The coalition was established between 370 and 320 BC (firstly as the Molossian League in 370 BC), which helped unify the three main Greek tribes of Epirus (i.e., Molossians, Thesprotians, and Chaonians). The oracle of Dodona was the religious, political and cultural centre of the Molossian League and later of the Epirote League. In 297 BC, Pyrrhus of Epirus became leader of the League. When King Agathocles of Syracuse conquered Corcyra, he offered the island as dowry to his daughter Lanassa on her marriage to Pyrrhus of Epirus in 295 BC. The island then became a member of the Epirote League. It was then perhaps that the settlement of Cassope was founded to serve as a base for the king of Epirus' expeditions. The island remained in the Epirote League until 255 BC when it became independent after the death of Alexander II of Epirus. The league was defeated by the Illyrians during the Battle of Phoenice, which forced it to enter into an alliance with Teuta to prevent further attacks. This alliance made the Epirotes hostile to the Achaeans and Aetolians, but it presumably ended following the Illyrian defeat in the First Illyrian War.

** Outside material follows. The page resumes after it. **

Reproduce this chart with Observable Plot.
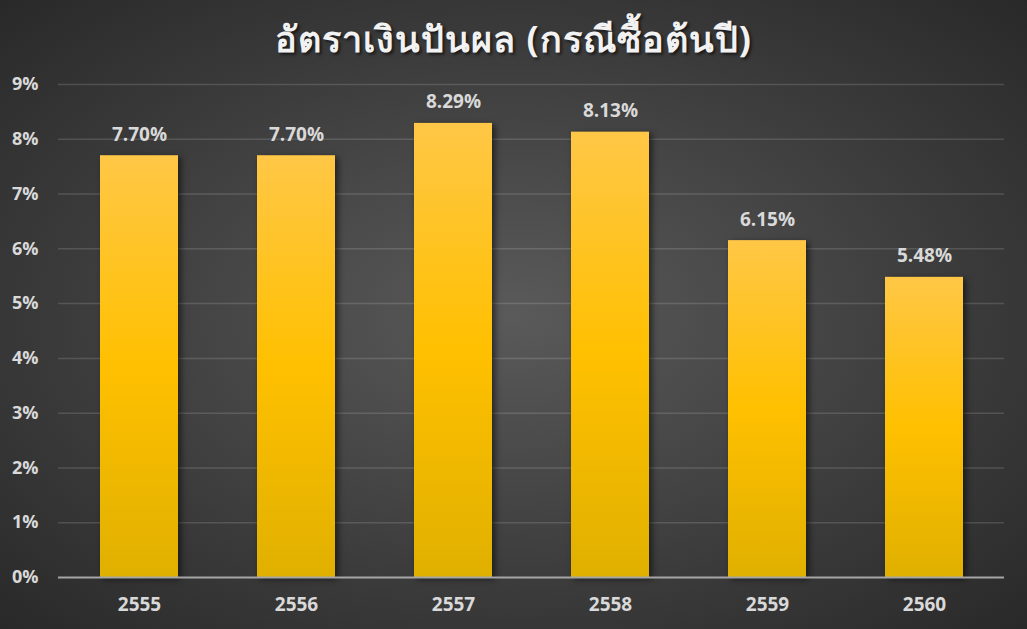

Although the Epirote League remained neutral in the first two Macedonian Wars, it was ultimately dismantled in the Third Macedonian War (171–168 BC), with the Molossians siding with the Macedonians and the Chaonians and Thesprotians supporting the Roman Republic.

==Decrees of the League==
Copies of the decrees (proxeny and citizenship decrees, manumission records) of the Molossian and Epirote League were set up in Dodona. All members had common citizenship. Regarding the dialect of the Epirote League, it was not Corinthian Doric and even the alphabet was not Corinthian; it was probably Northwest Doric, as some recorded inquiries at Dodona appear to indicate. The first epigraphical evidence of the Molossian League goes back to 370 BC under the king (or basileus) Neoptolemus.